As I am watching the last pink of the evening sky from our terrace, I think about the weird dreams and reminiscences that this time of pleasant idleness has begun to produce. Last night I dreamed about an undead twin, that was a Jewish me that kept getting up and denying that it was dead. Then tonight, as we strolled through the tea plantation, we were once again struck by the fact that here we are in India, and why didn’t we do this a long time ago. This led to the rehearsal of the travels we did when our kids were younger (usually to Germany and a few times to Israel) and to wondering what our respective mothers would think of our children now that they’re grown. “And your father?” Miriam asked. Which made me laugh, as my father does not usually figure in these conversations. Then we realized that he’s been dead for forty years.

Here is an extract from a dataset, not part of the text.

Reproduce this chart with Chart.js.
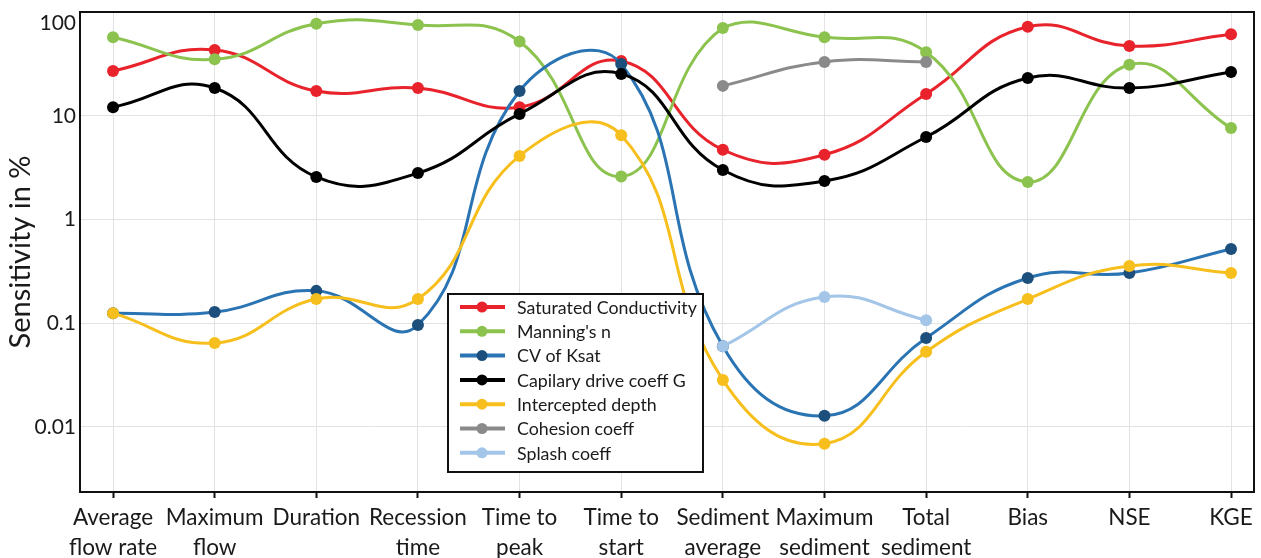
<!DOCTYPE html>
<html>
<head>
<meta charset="utf-8">
<script src="https://cdn.jsdelivr.net/npm/chart.js@4"></script>
<style>
  html, body { margin: 0; padding: 0; background: #fff; }
  #wrap { width: 1261px; height: 558px; }
</style>
</head>
<body>
<div id="wrap"><canvas id="c"></canvas></div>
<script>
// Performance measures on the x axis
const categories = [
  ["Average", "flow rate"], ["Maximum", "flow"], "Duration", ["Recession", "time"],
  ["Time to", "peak"], ["Time to", "start"], ["Sediment", "average"],
  ["Maximum", "sediment"], ["Total", "sediment"], "Bias", "NSE", "KGE"
];

// Sensitivity (%) of each measure to each parameter
const saturatedConductivity = [27, 43, 17.3, 18.5, 12.1, 33.7, 4.7, 4.2, 16.2, 72, 47, 61];
const manningsN            = [57, 35, 77, 75, 52, 2.6, 70, 57, 41, 2.3, 31, 7.6];
const cvOfKsat             = [0.125, 0.128, 0.205, 0.096, 17.3, 31.5, 0.060, 0.0128, 0.072, 0.273, 0.305, 0.52];
const capilaryDriveG       = [12.1, 18.5, 2.57, 2.8, 10.4, 25.3, 3.0, 2.35, 6.24, 23.1, 18.5, 26.4];
const interceptedDepth     = [0.125, 0.0645, 0.171, 0.171, 4.1, 6.5, 0.0284, 0.0069, 0.053, 0.171, 0.356, 0.305];
const cohesionCoeff        = [null, null, null, null, null, null, 19.4, 33, 33, null, null, null];
const splashCoeff          = [null, null, null, null, null, null, 0.060, 0.179, 0.107, null, null, null];

const yTickValues = [100, 10, 1, 0.1, 0.01];
const yTickLabels = ["100", "10", "1", "0.1", "0.01"];

const FONT = "Lato, 'Open Sans', sans-serif";

function series(label, values, line, marker) {
  const pts = [];
  values.forEach((v, i) => { if (v !== null) pts.push({ x: i, y: v }); });
  return {
    label, data: pts,
    borderColor: line, backgroundColor: marker,
    pointBackgroundColor: marker, pointBorderColor: marker,
    borderWidth: 3, pointRadius: 6, pointHoverRadius: 6, pointBorderWidth: 0,
    tension: 0.45, fill: false
  };
}

const datasets = [
  series("Saturated Conductivity", saturatedConductivity, "#e8232b", "#e8232b"),
  series("Manning's n", manningsN, "#8cc34f", "#8cc34f"),
  series("CV of Ksat", cvOfKsat, "#2a74b3", "#1d4f7d"),
  series("Capilary drive coeff G", capilaryDriveG, "#000000", "#000000"),
  series("Intercepted depth", interceptedDepth, "#f7bf1d", "#f7bf1d"),
  series("Cohesion coeff", cohesionCoeff, "#8a8a8a", "#8a8a8a"),
  series("Splash coeff", splashCoeff, "#a3c5e8", "#a3c5e8")
];
// later series are painted over earlier ones
datasets.forEach((d, i) => { d.order = datasets.length - i; });

const decorations = {
  id: 'decorations',
  afterDatasetsDraw(chart) {
    const ctx = chart.ctx, a = chart.chartArea;
    // legend box inside the plot
    const bx = a.left + 368, by = a.top + 282, bw = 255, bh = 178;
    ctx.save();
    ctx.fillStyle = '#fff';
    ctx.fillRect(bx, by, bw, bh);
    ctx.lineWidth = 2;
    ctx.strokeStyle = '#111';
    ctx.strokeRect(bx, by, bw, bh);
    ctx.font = "17.8px " + FONT;
    ctx.textBaseline = 'middle';
    ctx.textAlign = 'left';
    chart.data.datasets.forEach((d, i) => {
      const y = by + 13 + i * 24.3;
      ctx.strokeStyle = d.borderColor;
      ctx.lineWidth = 4;
      ctx.beginPath();
      ctx.moveTo(bx + 12, y);
      ctx.lineTo(bx + 57, y);
      ctx.stroke();
      ctx.fillStyle = d.pointBackgroundColor;
      ctx.beginPath();
      ctx.arc(bx + 34, y, 5.5, 0, Math.PI * 2);
      ctx.fill();
      ctx.fillStyle = '#1a1a1a';
      ctx.fillText(d.label, bx + 69, y + 1);
    });
    ctx.restore();
  },
  afterDraw(chart) {
    const ctx = chart.ctx, a = chart.chartArea;
    const yScale = chart.scales.y;
    ctx.save();
    // y tick labels, the top one kept inside the frame
    ctx.font = "21px " + FONT;
    ctx.fillStyle = '#1a1a1a';
    ctx.textAlign = 'right';
    ctx.textBaseline = 'middle';
    yTickValues.forEach((v, i) => {
      let y = yScale.getPixelForValue(v);
      y = Math.max(y, a.top + 11);
      ctx.fillText(yTickLabels[i], a.left - 4, y);
    });
    // frame round the plot area
    ctx.strokeStyle = '#111';
    ctx.lineWidth = 2;
    ctx.strokeRect(a.left, a.top, a.right - a.left, a.bottom - a.top);
    ctx.restore();
  }
};

new Chart(document.getElementById('c'), {
  type: 'line',
  data: { datasets },
  options: {
    responsive: true,
    maintainAspectRatio: false,
    animation: false,
    layout: { padding: { top: 12, right: 7, left: 0, bottom: 0 } },
    plugins: { legend: { display: false }, tooltip: { enabled: false } },
    scales: {
      x: {
        type: 'linear',
        min: -0.325,
        max: 11.226,
        afterBuildTicks(scale) { scale.ticks = categories.map((_, i) => ({ value: i })); },
        afterFit(scale) { scale.height = 66; },
        grid: { color: '#e3e3e3', lineWidth: 1, drawTicks: true, tickLength: 6, tickColor: '#111', tickWidth: 2 },
        border: { display: true, color: '#111', width: 2 },
        ticks: {
          autoSkip: false, maxRotation: 0, minRotation: 0, padding: 5,
          color: '#1a1a1a',
          font: { family: FONT, size: 22.5, lineHeight: 1.33 },
          callback(value) { return categories[value]; }
        }
      },
      y: {
        type: 'logarithmic',
        min: 0.00236,
        max: 100,
        afterBuildTicks(scale) { scale.ticks = yTickValues.map(v => ({ value: v })); },
        afterFit(scale) { scale.width = 80; },
        grid: { color: '#e3e3e3', lineWidth: 1, drawTicks: false },
        border: { display: true, color: '#111', width: 2 },
        ticks: { display: false },
        title: {
          display: true, text: 'Sensitivity in %', color: '#1a1a1a',
          font: { family: FONT, size: 29, lineHeight: 1.2 }, padding: { top: 3, bottom: 0 }
        }
      }
    }
  },
  plugins: [decorations]
});
</script>
</body>
</html>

I thought of my father recently when I skyped with an old German friend of mine, whom I’ve known since shortly after my father died when I entered the Evangelical seminary in Krelingen, near Hannover. Johannes  just completed a research project deciphering his father’s war diary that he discovered too late to ask his father or mother any questions about it. “What about your father?” he asked me, too. I tend to forget my father. He’s been dead such a long time and he wasn’t much of a presence when he was alive. As I worked my way from a born-again Christian orientation toward a more Jewish and philosophical one – a passage that took many years, two of which I spent in the Holy City – I tended to emphasize my Jewish family relations.

The truth is that things are much more complicated. There’s no recipe for living. We all improvise. Just like our parents.